Friday, November 4, 2016

Liberals and Morality

Although they seek to ban morality … from law and public discourse, liberals face a dilemma whenever competing claims to the good emerge.  Affirming one group’s liberty claim, or claim to “equal” treatment, often inflicts harm on others. The decision to grasp one horn of this dilemma, to privilege one group’s interests over another, inevitably expresses a particular and non-neutral understanding of morality, despite anyone’s efforts to call it something else.

Leaving behind the bonds of history and tradition animating morality does not produce freedom because a new morality emerges in its place, raising new demands. We are seeing the consequences of these processes in our public life. Instead of allowing competing truth claims to be aired, we see “safe zones” emerging to protect some from the “harm” of discomfort. The putative right to define one’s own existence and meaning, projected as fundamental by a majority of wise heads on the Supreme Court, apparently now extends to various forms of sexual expression, even at the expense of those who have different moral commitments. And these kinds of decisions that prefer one group’s version of rights over others (including even those explicitly enumerated in the Constitution, such as religious liberty) are expanding. Problems compound as the formulation of rights requires an affirmative duty of governmental and social support, which requires the coercion of others to achieve the good for some.

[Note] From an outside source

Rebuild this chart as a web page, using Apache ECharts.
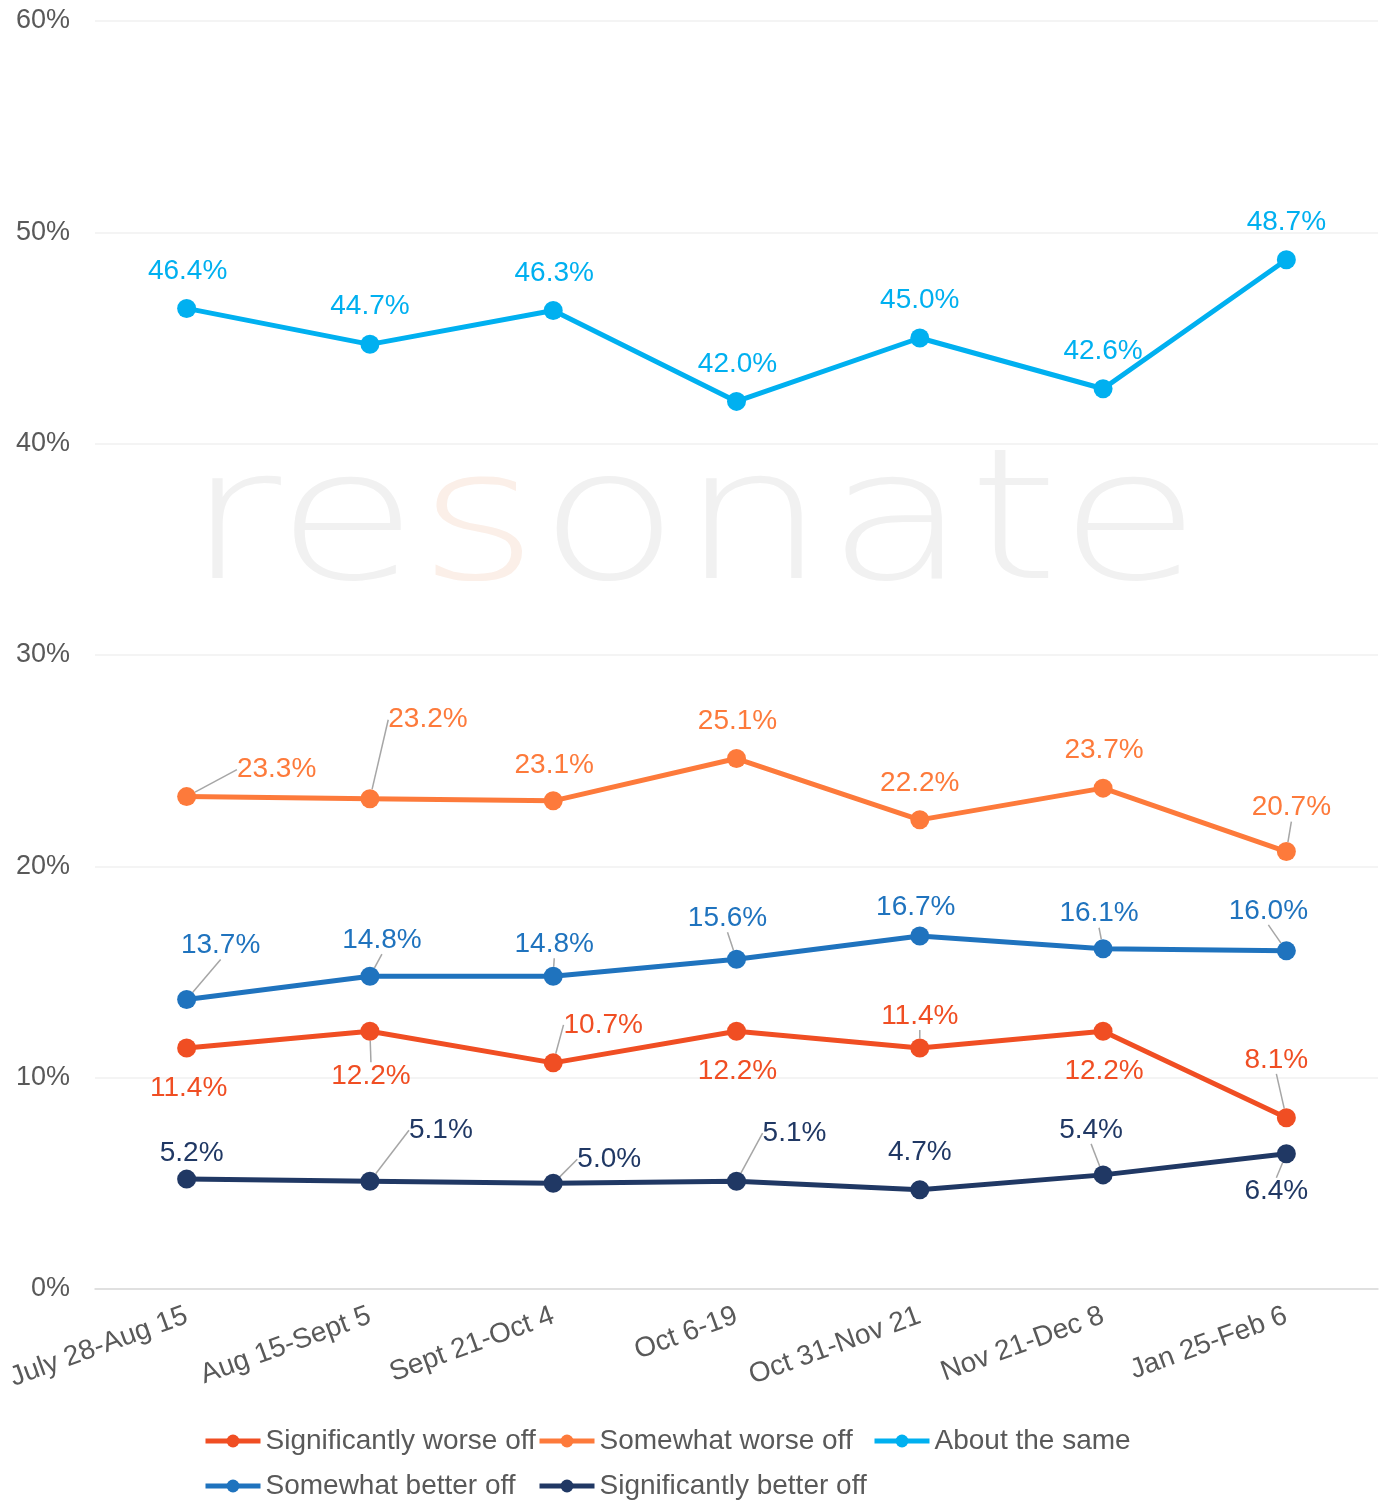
<!DOCTYPE html>
<html>
<head>
<meta charset="utf-8">
<style>
  html, body { margin: 0; padding: 0; background: #fff; }
  #chart { width: 1385px; height: 1502px; }
</style>
<script src="https://cdn.jsdelivr.net/npm/echarts@6/dist/echarts.min.js"></script>
</head>
<body>
<div id="chart"></div>
<script>
// categories
var periods = ['July 28-Aug 15', 'Aug 15-Sept 5', 'Sept 21-Oct 4', 'Oct 6-19', 'Oct 31-Nov 21', 'Nov 21-Dec 8', 'Jan 25-Feb 6'];

// series values (%)
var sigWorse = [11.4, 12.2, 10.7, 12.2, 11.4, 12.2, 8.1];
var someWorse = [23.3, 23.2, 23.1, 25.1, 22.2, 23.7, 20.7];
var aboutSame = [46.4, 44.7, 46.3, 42.0, 45.0, 42.6, 48.7];
var someBetter = [13.7, 14.8, 14.8, 15.6, 16.7, 16.1, 16.0];
var sigBetter = [5.2, 5.1, 5.0, 5.1, 4.7, 5.4, 6.4];

// y axis ticks
var yTicks = [0, 10, 20, 30, 40, 50, 60];

// label placement: [dx, dy, leader line?] relative to the point
var offSigWorse = [[2, 40, 0], [1, 45, 1], [50, -38, 1], [1, 40, 0], [0, -32, 1], [1, 40, 0], [-10, -58, 1]];
var offSomeWorse = [[90, -27, 1], [58, -79, 1], [1, -36, 0], [1, -37, 0], [0, -37, 0], [1, -38, 0], [5, -44, 1]];
var offAboutSame = [[1, -37, 0], [0, -38, 0], [1, -37, 0], [1, -37, 0], [0, -38, 0], [0, -37, 0], [0, -38, 0]];
var offSomeBetter = [[34, -54, 1], [12, -36, 1], [1, -32, 1], [-9, -41, 1], [-4, -29, 0], [-4, -35, 1], [-18, -40, 1]];
var offSigBetter = [[5, -26, 0], [71, -51, 1], [56, -24, 1], [58, -48, 1], [0, -37, 0], [-12, -45, 1], [-10, 38, 1]];

var FONT = 'Liberation Sans, Arial, sans-serif';

function makeSeries(name, values, offsets, color) {
  return {
    name: name,
    type: 'line',
    data: values.map(function (v, i) {
      return { value: v, labelLine: { show: !!offsets[i][2] } };
    }),
    symbol: 'circle',
    symbolSize: 19,
    lineStyle: { width: 5, color: color },
    itemStyle: { color: color },
    label: {
      show: true,
      color: color,
      fontSize: 28,
      fontFamily: FONT,
      formatter: function (p) { return p.value.toFixed(1) + '%'; }
    },
    labelLine: { show: true, lineStyle: { color: '#a6a6a6', width: 1.5 } },
    labelLayout: function (p) {
      var o = offsets[p.dataIndex];
      return {
        x: p.rect.x + p.rect.width / 2 + o[0],
        y: p.rect.y + p.rect.height / 2 + o[1],
        align: 'center',
        verticalAlign: 'middle'
      };
    },
    emphasis: { disabled: true },
    z: 3
  };
}

var legendBase = {
  itemWidth: 55,
  itemHeight: 16,
  itemGap: 0,
  lineStyle: { width: 5 },
  textStyle: { fontSize: 28, color: '#595959', fontFamily: FONT },
  selectedMode: false
};
function legendAt(name, left, top) {
  return Object.assign({}, legendBase, { data: [name], left: left, top: top });
}

var chart = echarts.init(document.getElementById('chart'));
chart.setOption({
  animation: false,
  backgroundColor: '#ffffff',
  textStyle: { fontFamily: FONT },
  graphic: [{
    type: 'text',
    left: 186,
    top: 440,
    z: 0,
    silent: true,
    scaleX: 1.27,
    style: {
      text: '{a|re}{b|s}{a|onate}',
      rich: {
        a: { fontSize: 182, fontWeight: 200, fontFamily: 'DejaVu Sans', fill: '#f1f1f1', color: '#f1f1f1' },
        b: { fontSize: 182, fontWeight: 200, fontFamily: 'DejaVu Sans', fill: '#fbefe8', color: '#fbefe8' }
      }
    }
  }],
  grid: { left: 95, right: 7, top: 21, bottom: 213, containLabel: false },
  xAxis: {
    type: 'category',
    data: periods,
    boundaryGap: true,
    axisLine: { lineStyle: { color: '#d9d9d9', width: 1.5 } },
    axisTick: { show: false },
    axisLabel: {
      rotate: 20,
      interval: 0,
      margin: 26,
      fontSize: 28,
      color: '#595959',
      fontFamily: FONT
    }
  },
  yAxis: {
    type: 'value',
    min: yTicks[0],
    max: yTicks[yTicks.length - 1],
    interval: 10,
    axisLine: { show: false },
    axisTick: { show: false },
    splitLine: { lineStyle: { color: '#f0f0f0', width: 1.5 } },
    axisLabel: {
      margin: 25,
      fontSize: 27,
      color: '#595959',
      fontFamily: FONT,
      formatter: '{value}%'
    }
  },
  legend: [
    legendAt('Significantly worse off', 198, 1422),
    legendAt('Somewhat worse off', 532, 1422),
    legendAt('About the same', 867, 1422),
    legendAt('Somewhat better off', 198, 1467),
    legendAt('Significantly better off', 532, 1467)
  ],
  series: [
    makeSeries('Significantly worse off', sigWorse, offSigWorse, '#f04e23'),
    makeSeries('Somewhat worse off', someWorse, offSomeWorse, '#fd7a3b'),
    makeSeries('About the same', aboutSame, offAboutSame, '#00b0f0'),
    makeSeries('Somewhat better off', someBetter, offSomeBetter, '#1f73be'),
    makeSeries('Significantly better off', sigBetter, offSigBetter, '#203864')
  ]
});
</script>
</body>
</html>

Government is intruding into the private sphere in ways that would have been unthinkable in American life a generation ago. No one predicted that transgender bathroom access would become a condition for withholding federal funds or that Catholic religious orders would be required to pay for contraception and sex transformation surgeries in their healthcare plans. Political tendencies toward incremental change and social dialogue, familiar to Burkean conservatives, have been abandoned in favor of bold new movements that are detached from constraints of tradition. Judge Posner recently remarked that “I see absolutely no value to a judge of spending decades, years, months, weeks, day, hours, minutes, or seconds studying the Constitution, the history of its enactment, its amendments, and its implementation.” He seeks to avoid the threat of “allowing the dead to bury the living,” but he offers no basis for the living to discern the propriety of these changes apart from their own preferences and beliefs. Apparently, the wisdom of the ages resides in those who wear the robes, who will become our rulers.

Edward A. Morse, “Unmasking Liberalism.”